Monday, July 15, 2013

Garden philosophy

Well, it has been a while since my last post... Summer has truly blossomed here, both plants and the heat have come on in a big way. The balloon flowers are bursting with blue stars, echinacea flowers are swaying under the weight of honeybees and I have had to share the abundance of green beans with the neighbors. The intensity of life in the garden is amazing when I take the time to sit and watch. Creatures and plants are in their annual race to produce before winter; some make it and others do not. The circle of life is a tough task master and the garden is a perfect place observe and learn a bit from nature.

As humans, we usually have the luxury of a significant lifespan. Initially, we are cared for and play throughout our childhood; dance with passion through our teens & twenties; slow down to procreate by our third decade; then blurry-eyed, lose another decade raising our offspring. We spend close to forty years working for a master other than ourselves; doing tasks which do not necessarily increase our survival odds. Once we  manage to take time off for our own benefit, having saved enough money to retire, it is then we realize we do not have a significant block of time left to accomplish our dreams or"produce before our last winter." Shocking how the time flies, but consider the brief lifespan of the honeybee or hummingbird, we have so many more seasons than they, yet do we truly use this time as wisely?
House finch eggs (actual size) from media cache on Pinterest

In the garden life unfolds quickly and irreversibly. Last night, a raccoon pulled the finch nest out of the birdhouse in the sugar maple and a solitary, tiny, blue egg lay in the birdbath. There will be one less finch in the world and the loss of the egg was of benefit only to the ants. A small reminder of the senselessness of chance and the paucity of options. I am the only mourner for the egg...

The Dalai Lama discusses the human tendency to foster the illusion of permanence, which allows us to think there is always lots of time remaining. Instead, such as in my garden reality, life is changing from moment to moment demonstrating the overwhelming truth of impermanence.
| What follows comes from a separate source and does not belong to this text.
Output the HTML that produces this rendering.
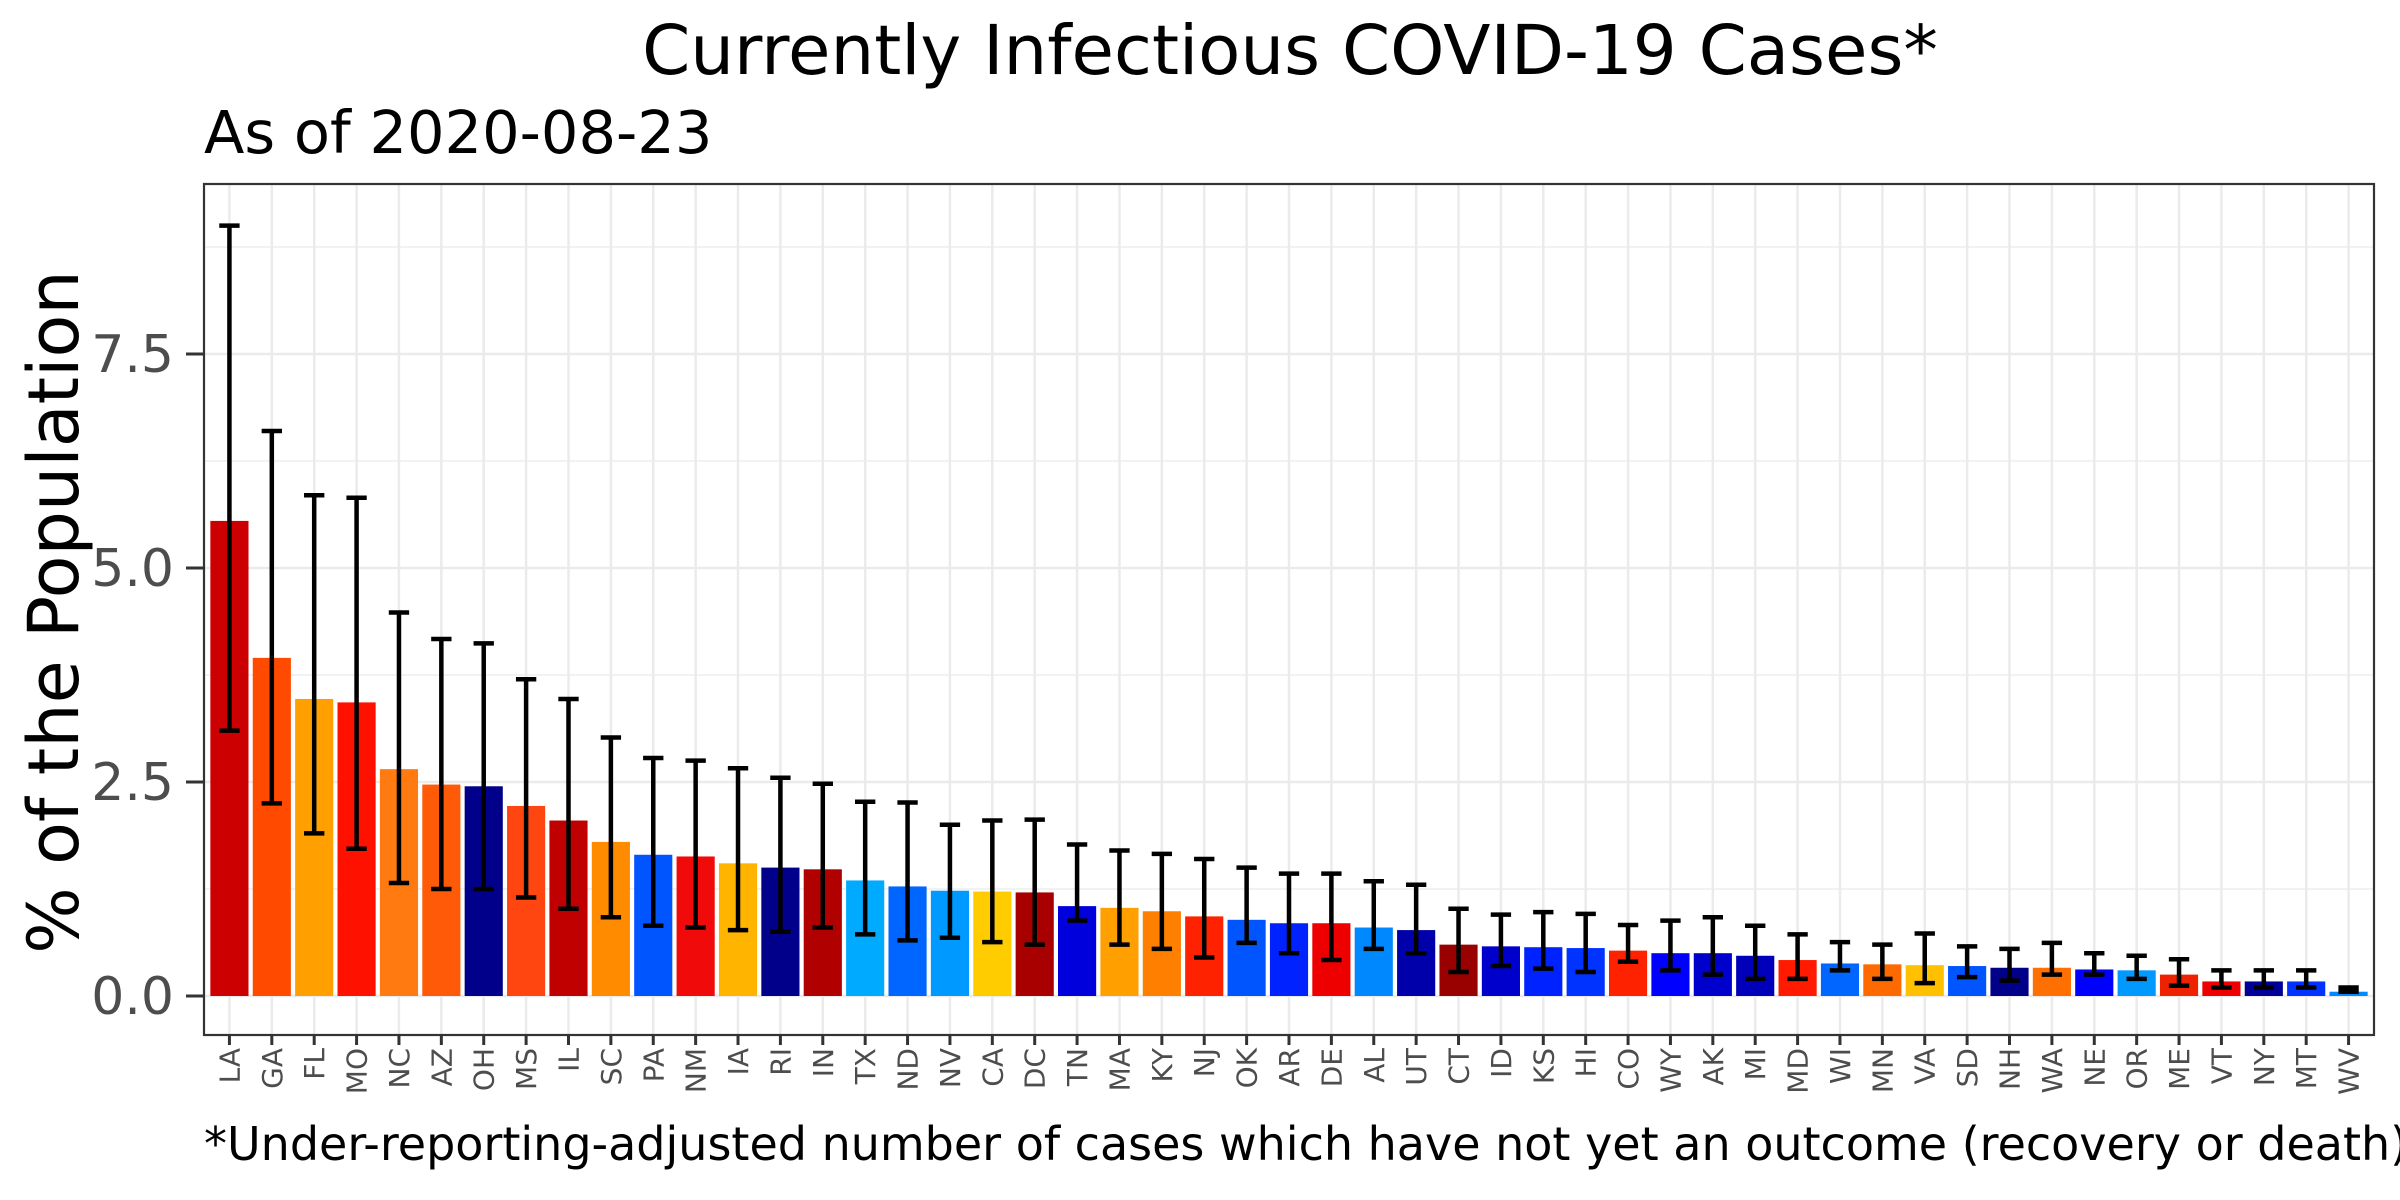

The Dalai Lama reflects on this truism of impermanence with the meditative analogy,"Ordinary happiness is like dew on the tip of a blade of grass, disappearing very quickly." He explains the dewdrop vanishing illustrates impermanence and demonstrates it is "under the control of other forces, causes and conditions."
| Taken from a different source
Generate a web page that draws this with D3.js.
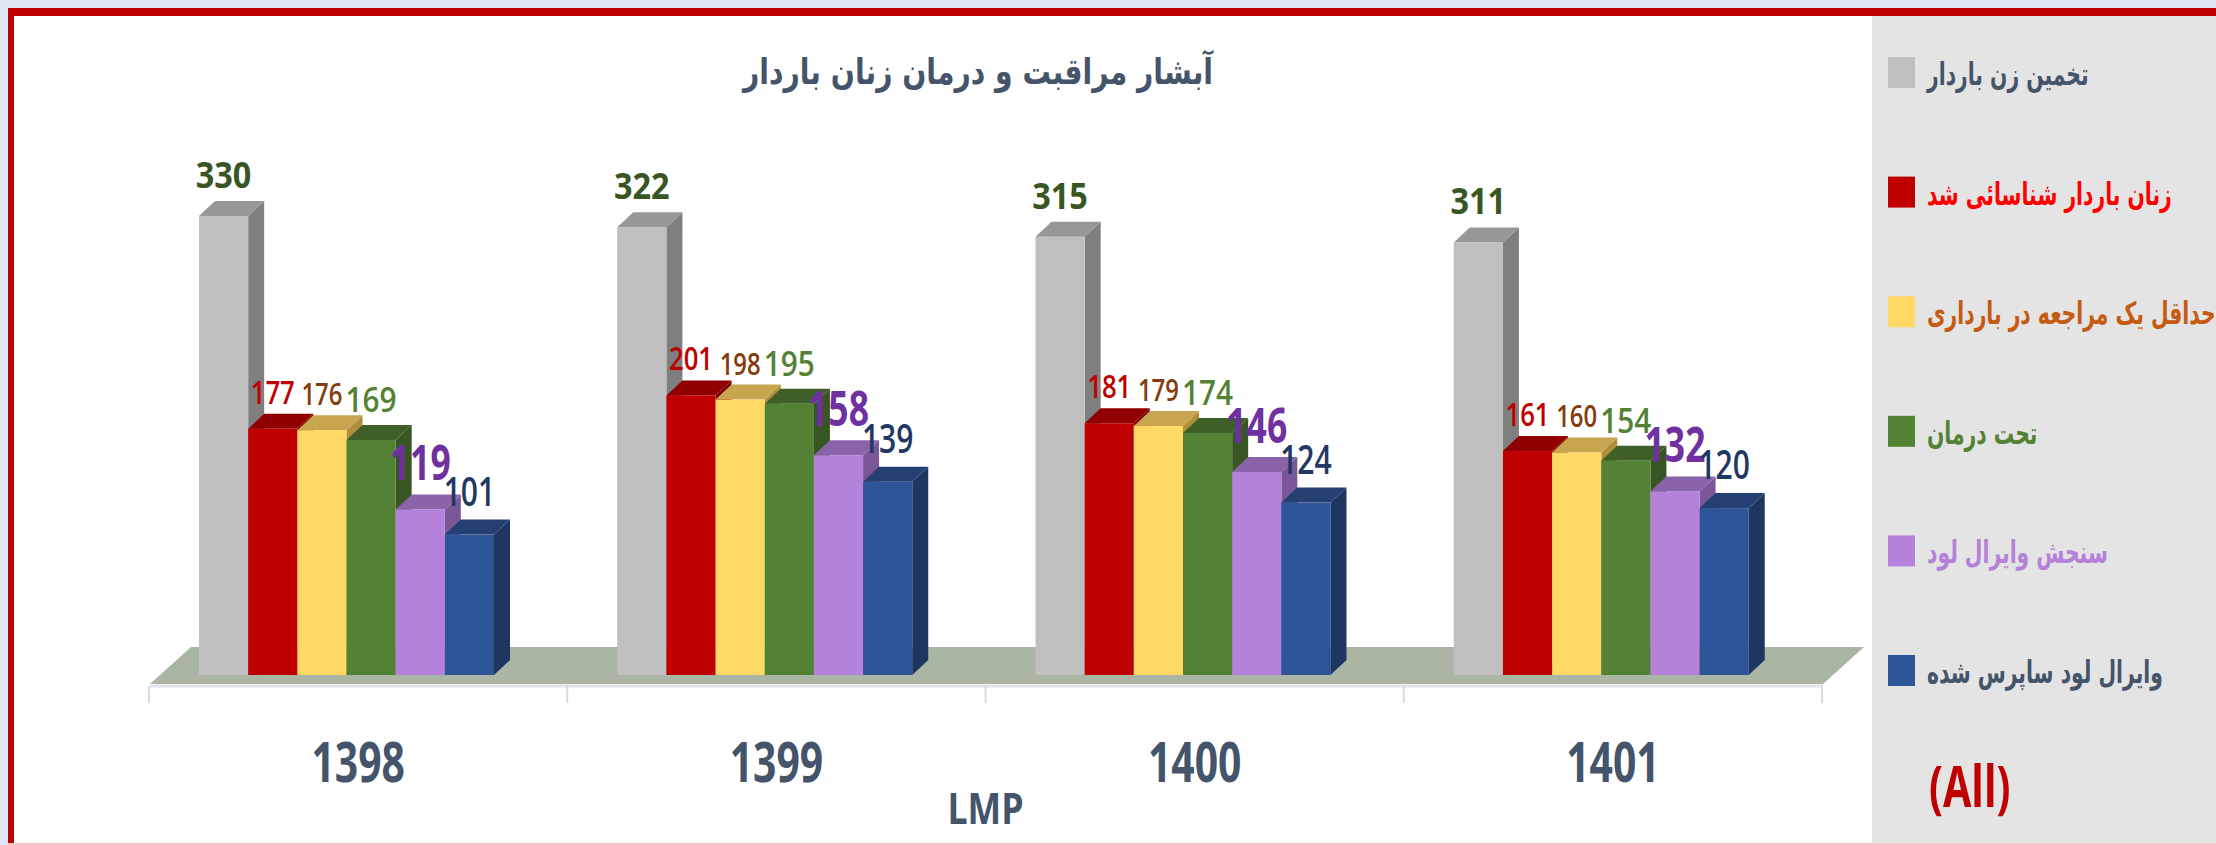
<!DOCTYPE html>
<html lang="fa">
<head>
<meta charset="UTF-8">
<title>آبشار مراقبت و درمان زنان باردار</title>
<style>
    body { margin: 0; background: #dde8f4; }
    svg { display: block; }
    .num { font-family: "Open Sans", sans-serif; }
    .fa { font-family: "DejaVu Sans", sans-serif; font-weight: bold; }
</style>
</head>
<body>
<svg width="2216" height="845"></svg>
<script src="https://d3js.org/d3.v7.min.js"></script>
<script>
    // data
    const years = ["1398", "1399", "1400", "1401"];
    const seriesNames = [
        "تخمین زن باردار",
        "زنان باردار شناسائی شد",
        "حداقل یک مراجعه در بارداری",
        "تحت درمان",
        "سنجش وایرال لود",
        "وایرال لود ساپرس شده"
    ];
    const estimated = [330, 322, 315, 311];
    const identified = [177, 201, 181, 161];
    const oneVisit = [176, 198, 179, 160];
    const treated = [169, 195, 174, 154];
    const vlTested = [119, 158, 146, 132];
    const vlSuppressed = [101, 139, 124, 120];
    const values = [estimated, identified, oneVisit, treated, vlTested, vlSuppressed];

    const front = ["#bfbfbf", "#c00000", "#ffd966", "#548235", "#b482da", "#2e5597"];
    const topC = ["#979797", "#900000", "#c8a64f", "#3e5f28", "#8a63a8", "#243f72"];
    const sideC = ["#7f7f7f", "#7a0000", "#b08f3a", "#375623", "#7a5797", "#1f3661"];
    const labelColor = ["#375623", "#c00000", "#843c0c", "#548235", "#7030a0", "#1f3864"];
    const labelSize = [36, 33, 31, 35, 48, 39];
    const labelWeight = [700, 600, 600, 600, 700, 600];
    const labelSx = [0.9, 0.78, 0.77, 0.85, 0.74, 0.77];
    const labelGap = [28, 25, 25, 28, 29, 29];
    const legendText = ["#44546a", "#ff0000", "#c55a11", "#548235", "#b580d9", "#44546a"];

    const svg = d3.select("svg");

    // frame
    svg.append("rect").attr("x", 8).attr("y", 8).attr("width", 2208).attr("height", 837).attr("fill", "#c00000");
    svg.append("rect").attr("x", 14).attr("y", 16).attr("width", 1858).attr("height", 827).attr("fill", "#ffffff");
    svg.append("rect").attr("x", 1872).attr("y", 16).attr("width", 344).attr("height", 827).attr("fill", "#e4e4e4");
    svg.append("rect").attr("x", 8).attr("y", 843).attr("width", 2208).attr("height", 2).attr("fill", "#f3c6c6");

    const x = d3.scaleBand().domain(years).range([149, 1822]);
    const inner = d3.scaleBand().domain(d3.range(6)).range([50, 345]);
    const y = d3.scaleLinear().domain([0, 330]).range([675, 216]);
    const dx = 16, dy = 15;

    // floor
    const fx0 = x.range()[0] + 1, fx1 = x.range()[1] + 1, fb = 684, fdx = 41, fdy = 37;
    svg.append("polygon")
        .attr("points", [[fx0, fb], [fx1, fb], [fx1 + fdx, fb - fdy], [fx0 + fdx, fb - fdy]].join(" "))
        .attr("fill", "#aab5a3");
    svg.append("line").attr("x1", fx0).attr("x2", fx1).attr("y1", fb + 2).attr("y2", fb + 2)
        .attr("stroke", "#dfe4ec").attr("stroke-width", 3);

    // dividers between categories
    const edges = years.map(d => x(d)).concat([x.range()[1]]);
    svg.append("g").selectAll("line").data(edges).enter().append("line")
        .attr("x1", d => d).attr("x2", d => d).attr("y1", 686).attr("y2", 703)
        .attr("stroke", "#d6dce5").attr("stroke-width", 2);

    // bars
    const bars = [];
    years.forEach((yr, g) => {
        values.forEach((arr, i) => {
            bars.push({ year: yr, s: i, v: arr[g] });
        });
    });

    const barG = svg.append("g");
    bars.forEach(b => {
        const x0 = x(b.year) + inner(b.s);
        const w = inner.bandwidth();
        const y0 = y(b.v);
        const base = y(0);
        barG.append("polygon")
            .attr("points", [[x0 + w, y0], [x0 + w + dx, y0 - dy], [x0 + w + dx, base - dy], [x0 + w, base]].join(" "))
            .attr("fill", sideC[b.s]);
        barG.append("polygon")
            .attr("points", [[x0, y0], [x0 + dx, y0 - dy], [x0 + w + dx, y0 - dy], [x0 + w, y0]].join(" "))
            .attr("fill", topC[b.s]);
        barG.append("rect")
            .attr("x", x0).attr("y", y0).attr("width", w).attr("height", base - y0)
            .attr("fill", front[b.s]);
    });

    // value labels
    svg.append("g").selectAll("text").data(bars).enter().append("text")
        .attr("class", "num")
        .attr("text-anchor", "middle")
        .attr("transform", d => {
            const cx = x(d.year) + inner(d.s) + inner.bandwidth() / 2;
            return `translate(${cx},${y(d.v) - labelGap[d.s]}) scale(${labelSx[d.s]},1)`;
        })
        .attr("fill", d => labelColor[d.s])
        .attr("font-size", d => labelSize[d.s])
        .attr("font-weight", d => labelWeight[d.s])
        .text(d => d.v);

    // category axis
    const axis = svg.append("g").attr("transform", "translate(0,686)")
        .call(d3.axisBottom(x).tickSize(0).tickPadding(56));
    axis.select(".domain").remove();
    axis.selectAll("text")
        .attr("class", "num")
        .attr("font-size", 56).attr("font-weight", "bold")
        .attr("fill", "#44546a")
        .attr("transform", "scale(0.73,1)");

    svg.append("text").attr("class", "num")
        .attr("text-anchor", "middle")
        .attr("transform", `translate(${(x.range()[0] + x.range()[1]) / 2},824) scale(0.83,1)`)
        .attr("font-size", 43).attr("font-weight", "bold").attr("fill", "#44546a")
        .text("LMP");

    // title
    const title = svg.append("text").attr("class", "fa")
        .attr("x", 978).attr("y", 84)
        .attr("text-anchor", "middle")
        .attr("font-size", 36).attr("fill", "#44546a")
        .text("آبشار مراقبت و درمان زنان باردار");
    const tw = title.node().getBBox().width;
    title.attr("transform", `translate(978,0) scale(${473 / tw},1) translate(-978,0)`);

    // legend
    const leg = svg.append("g");
    const rowY = i => 72 + i * 119.6;
    leg.selectAll("rect").data(seriesNames).enter().append("rect")
        .attr("x", 1888).attr("y", (d, i) => rowY(i) - 15)
        .attr("width", 27).attr("height", 31)
        .attr("fill", (d, i) => front[i]);
    const legTexts = leg.selectAll("text").data(seriesNames).enter().append("text")
        .attr("class", "fa")
        .attr("x", 1927).attr("y", (d, i) => rowY(i) + 13)
        .attr("font-size", 31)
        .attr("fill", (d, i) => legendText[i])
        .text(d => d);
    const lw = legTexts.nodes()[0].getBBox().width;
    const lsx = 163 / lw;
    legTexts.attr("transform", `translate(1927,0) scale(${lsx},1) translate(-1927,0)`);

    svg.append("text").attr("class", "num")
        .attr("transform", "translate(1929,807) scale(0.71,1)")
        .attr("font-size", 58).attr("font-weight", "bold").attr("fill", "#c00000")
        .text("(All)");
</script>
</body>
</html>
Perhaps stepping out of the house and into the garden we may appreciate and experience these bold processes of nature and adjust our mindset to the precious impermanence of life. Dance among the flowers of the garden and take the time to direct our personal works to greater productivity.


  1. The rest of nature seems to understand impermanence better than we humans. She is the lawmaker and enforcer on that account.